◆ **Given information**:

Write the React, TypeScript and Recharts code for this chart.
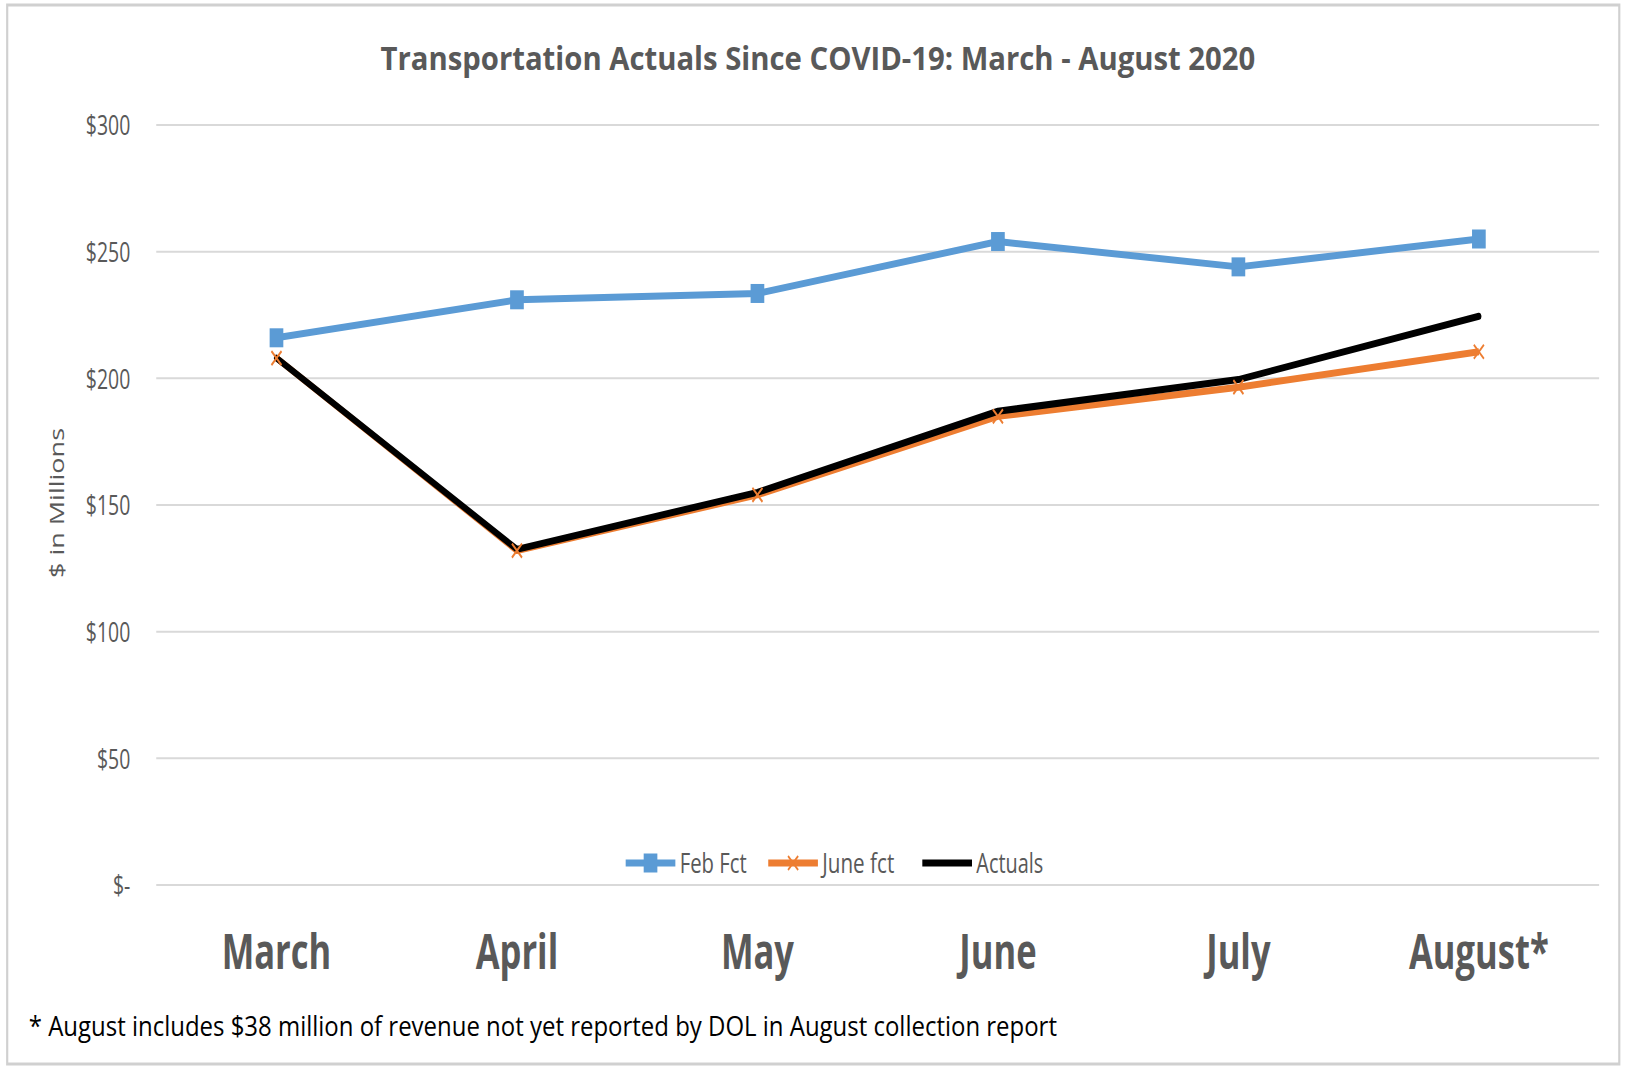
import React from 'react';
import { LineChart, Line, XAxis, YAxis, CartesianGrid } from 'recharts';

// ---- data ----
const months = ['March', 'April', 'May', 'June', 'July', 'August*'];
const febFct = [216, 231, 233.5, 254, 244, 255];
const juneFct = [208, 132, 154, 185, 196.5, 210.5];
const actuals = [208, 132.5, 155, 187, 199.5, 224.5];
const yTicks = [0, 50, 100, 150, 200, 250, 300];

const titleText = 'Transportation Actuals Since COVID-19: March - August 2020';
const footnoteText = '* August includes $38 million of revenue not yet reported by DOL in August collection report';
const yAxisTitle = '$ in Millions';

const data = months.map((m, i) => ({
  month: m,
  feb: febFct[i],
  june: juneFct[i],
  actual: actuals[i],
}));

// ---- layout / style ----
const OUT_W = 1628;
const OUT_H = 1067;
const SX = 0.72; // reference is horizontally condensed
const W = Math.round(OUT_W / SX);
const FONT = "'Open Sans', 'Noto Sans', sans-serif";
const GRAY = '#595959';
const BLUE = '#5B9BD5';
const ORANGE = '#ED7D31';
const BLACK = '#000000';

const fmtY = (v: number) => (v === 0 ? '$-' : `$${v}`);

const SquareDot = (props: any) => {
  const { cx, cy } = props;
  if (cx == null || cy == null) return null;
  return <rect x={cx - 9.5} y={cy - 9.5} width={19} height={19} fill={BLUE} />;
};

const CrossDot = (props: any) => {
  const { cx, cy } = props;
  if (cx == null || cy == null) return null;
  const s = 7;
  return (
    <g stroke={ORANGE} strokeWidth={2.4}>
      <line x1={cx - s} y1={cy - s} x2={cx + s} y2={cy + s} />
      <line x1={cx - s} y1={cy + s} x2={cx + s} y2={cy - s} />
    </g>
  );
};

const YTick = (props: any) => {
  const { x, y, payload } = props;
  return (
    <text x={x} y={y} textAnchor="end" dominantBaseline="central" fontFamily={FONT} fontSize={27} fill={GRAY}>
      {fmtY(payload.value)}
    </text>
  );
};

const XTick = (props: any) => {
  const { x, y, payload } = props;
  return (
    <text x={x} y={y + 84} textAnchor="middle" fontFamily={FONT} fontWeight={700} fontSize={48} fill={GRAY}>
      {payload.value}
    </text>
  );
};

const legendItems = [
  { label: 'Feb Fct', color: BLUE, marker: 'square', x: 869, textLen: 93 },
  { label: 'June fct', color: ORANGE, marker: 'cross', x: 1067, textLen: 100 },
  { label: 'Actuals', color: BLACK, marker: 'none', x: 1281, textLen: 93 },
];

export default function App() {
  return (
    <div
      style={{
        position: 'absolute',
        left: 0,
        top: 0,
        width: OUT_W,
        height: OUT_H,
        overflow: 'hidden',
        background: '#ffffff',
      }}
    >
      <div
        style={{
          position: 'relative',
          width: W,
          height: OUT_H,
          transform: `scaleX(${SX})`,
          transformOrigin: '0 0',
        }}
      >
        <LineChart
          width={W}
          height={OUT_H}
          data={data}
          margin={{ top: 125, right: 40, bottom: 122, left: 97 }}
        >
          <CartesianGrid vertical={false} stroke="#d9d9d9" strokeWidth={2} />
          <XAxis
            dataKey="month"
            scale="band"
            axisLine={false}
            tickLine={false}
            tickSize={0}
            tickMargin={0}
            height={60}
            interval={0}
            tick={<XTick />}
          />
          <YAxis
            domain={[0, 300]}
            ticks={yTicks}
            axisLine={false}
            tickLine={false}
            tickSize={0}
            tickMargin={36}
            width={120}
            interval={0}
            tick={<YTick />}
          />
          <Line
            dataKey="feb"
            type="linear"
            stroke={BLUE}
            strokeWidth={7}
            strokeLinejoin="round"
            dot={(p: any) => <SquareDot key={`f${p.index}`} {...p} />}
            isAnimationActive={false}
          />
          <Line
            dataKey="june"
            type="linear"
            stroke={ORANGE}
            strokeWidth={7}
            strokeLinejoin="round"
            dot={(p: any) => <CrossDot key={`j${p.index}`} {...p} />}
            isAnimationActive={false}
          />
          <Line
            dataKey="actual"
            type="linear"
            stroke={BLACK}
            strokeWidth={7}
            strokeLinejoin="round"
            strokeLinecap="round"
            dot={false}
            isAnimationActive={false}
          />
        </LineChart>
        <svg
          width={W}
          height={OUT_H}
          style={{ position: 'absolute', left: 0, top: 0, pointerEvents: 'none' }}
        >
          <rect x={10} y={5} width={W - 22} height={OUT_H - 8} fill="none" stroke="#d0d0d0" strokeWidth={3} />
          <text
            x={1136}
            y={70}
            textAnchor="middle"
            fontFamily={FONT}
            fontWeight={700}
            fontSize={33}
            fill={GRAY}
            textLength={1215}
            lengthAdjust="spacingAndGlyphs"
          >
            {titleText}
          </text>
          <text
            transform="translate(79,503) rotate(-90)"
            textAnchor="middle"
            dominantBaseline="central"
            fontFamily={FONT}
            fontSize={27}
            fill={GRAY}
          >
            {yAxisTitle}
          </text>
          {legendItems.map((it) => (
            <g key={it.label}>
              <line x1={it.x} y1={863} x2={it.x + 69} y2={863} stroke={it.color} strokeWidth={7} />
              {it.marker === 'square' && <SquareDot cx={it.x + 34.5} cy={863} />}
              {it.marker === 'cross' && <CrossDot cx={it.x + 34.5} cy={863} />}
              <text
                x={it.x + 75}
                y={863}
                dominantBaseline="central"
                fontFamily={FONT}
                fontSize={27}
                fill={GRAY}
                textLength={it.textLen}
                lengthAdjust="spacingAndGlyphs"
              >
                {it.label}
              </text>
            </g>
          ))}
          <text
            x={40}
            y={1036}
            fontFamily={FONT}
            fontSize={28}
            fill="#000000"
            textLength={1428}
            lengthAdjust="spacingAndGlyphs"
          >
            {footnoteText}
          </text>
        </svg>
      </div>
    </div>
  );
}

◆ **Required task**: Copy the listing in full and without alteration, omitting every picture.

◆ **Output**:
Write the React, TypeScript and Recharts code for this chart.
import React from 'react';
import { LineChart, Line, XAxis, YAxis, CartesianGrid } from 'recharts';

// ---- data ----
const months = ['March', 'April', 'May', 'June', 'July', 'August*'];
const febFct = [216, 231, 233.5, 254, 244, 255];
const juneFct = [208, 132, 154, 185, 196.5, 210.5];
const actuals = [208, 132.5, 155, 187, 199.5, 224.5];
const yTicks = [0, 50, 100, 150, 200, 250, 300];

const titleText = 'Transportation Actuals Since COVID-19: March - August 2020';
const footnoteText = '* August includes $38 million of revenue not yet reported by DOL in August collection report';
const yAxisTitle = '$ in Millions';

const data = months.map((m, i) => ({
  month: m,
  feb: febFct[i],
  june: juneFct[i],
  actual: actuals[i],
}));

// ---- layout / style ----
const OUT_W = 1628;
const OUT_H = 1067;
const SX = 0.72; // reference is horizontally condensed
const W = Math.round(OUT_W / SX);
const FONT = "'Open Sans', 'Noto Sans', sans-serif";
const GRAY = '#595959';
const BLUE = '#5B9BD5';
const ORANGE = '#ED7D31';
const BLACK = '#000000';

const fmtY = (v: number) => (v === 0 ? '$-' : `$${v}`);

const SquareDot = (props: any) => {
  const { cx, cy } = props;
  if (cx == null || cy == null) return null;
  return <rect x={cx - 9.5} y={cy - 9.5} width={19} height={19} fill={BLUE} />;
};

const CrossDot = (props: any) => {
  const { cx, cy } = props;
  if (cx == null || cy == null) return null;
  const s = 7;
  return (
    <g stroke={ORANGE} strokeWidth={2.4}>
      <line x1={cx - s} y1={cy - s} x2={cx + s} y2={cy + s} />
      <line x1={cx - s} y1={cy + s} x2={cx + s} y2={cy - s} />
    </g>
  );
};

const YTick = (props: any) => {
  const { x, y, payload } = props;
  return (
    <text x={x} y={y} textAnchor="end" dominantBaseline="central" fontFamily={FONT} fontSize={27} fill={GRAY}>
      {fmtY(payload.value)}
    </text>
  );
};

const XTick = (props: any) => {
  const { x, y, payload } = props;
  return (
    <text x={x} y={y + 84} textAnchor="middle" fontFamily={FONT} fontWeight={700} fontSize={48} fill={GRAY}>
      {payload.value}
    </text>
  );
};

const legendItems = [
  { label: 'Feb Fct', color: BLUE, marker: 'square', x: 869, textLen: 93 },
  { label: 'June fct', color: ORANGE, marker: 'cross', x: 1067, textLen: 100 },
  { label: 'Actuals', color: BLACK, marker: 'none', x: 1281, textLen: 93 },
];

export default function App() {
  return (
    <div
      style={{
        position: 'absolute',
        left: 0,
        top: 0,
        width: OUT_W,
        height: OUT_H,
        overflow: 'hidden',
        background: '#ffffff',
      }}
    >
      <div
        style={{
          position: 'relative',
          width: W,
          height: OUT_H,
          transform: `scaleX(${SX})`,
          transformOrigin: '0 0',
        }}
      >
        <LineChart
          width={W}
          height={OUT_H}
          data={data}
          margin={{ top: 125, right: 40, bottom: 122, left: 97 }}
        >
          <CartesianGrid vertical={false} stroke="#d9d9d9" strokeWidth={2} />
          <XAxis
            dataKey="month"
            scale="band"
            axisLine={false}
            tickLine={false}
            tickSize={0}
            tickMargin={0}
            height={60}
            interval={0}
            tick={<XTick />}
          />
          <YAxis
            domain={[0, 300]}
            ticks={yTicks}
            axisLine={false}
            tickLine={false}
            tickSize={0}
            tickMargin={36}
            width={120}
            interval={0}
            tick={<YTick />}
          />
          <Line
            dataKey="feb"
            type="linear"
            stroke={BLUE}
            strokeWidth={7}
            strokeLinejoin="round"
            dot={(p: any) => <SquareDot key={`f${p.index}`} {...p} />}
            isAnimationActive={false}
          />
          <Line
            dataKey="june"
            type="linear"
            stroke={ORANGE}
            strokeWidth={7}
            strokeLinejoin="round"
            dot={(p: any) => <CrossDot key={`j${p.index}`} {...p} />}
            isAnimationActive={false}
          />
          <Line
            dataKey="actual"
            type="linear"
            stroke={BLACK}
            strokeWidth={7}
            strokeLinejoin="round"
            strokeLinecap="round"
            dot={false}
            isAnimationActive={false}
          />
        </LineChart>
        <svg
          width={W}
          height={OUT_H}
          style={{ position: 'absolute', left: 0, top: 0, pointerEvents: 'none' }}
        >
          <rect x={10} y={5} width={W - 22} height={OUT_H - 8} fill="none" stroke="#d0d0d0" strokeWidth={3} />
          <text
            x={1136}
            y={70}
            textAnchor="middle"
            fontFamily={FONT}
            fontWeight={700}
            fontSize={33}
            fill={GRAY}
            textLength={1215}
            lengthAdjust="spacingAndGlyphs"
          >
            {titleText}
          </text>
          <text
            transform="translate(79,503) rotate(-90)"
            textAnchor="middle"
            dominantBaseline="central"
            fontFamily={FONT}
            fontSize={27}
            fill={GRAY}
          >
            {yAxisTitle}
          </text>
          {legendItems.map((it) => (
            <g key={it.label}>
              <line x1={it.x} y1={863} x2={it.x + 69} y2={863} stroke={it.color} strokeWidth={7} />
              {it.marker === 'square' && <SquareDot cx={it.x + 34.5} cy={863} />}
              {it.marker === 'cross' && <CrossDot cx={it.x + 34.5} cy={863} />}
              <text
                x={it.x + 75}
                y={863}
                dominantBaseline="central"
                fontFamily={FONT}
                fontSize={27}
                fill={GRAY}
                textLength={it.textLen}
                lengthAdjust="spacingAndGlyphs"
              >
                {it.label}
              </text>
            </g>
          ))}
          <text
            x={40}
            y={1036}
            fontFamily={FONT}
            fontSize={28}
            fill="#000000"
            textLength={1428}
            lengthAdjust="spacingAndGlyphs"
          >
            {footnoteText}
          </text>
        </svg>
      </div>
    </div>
  );
}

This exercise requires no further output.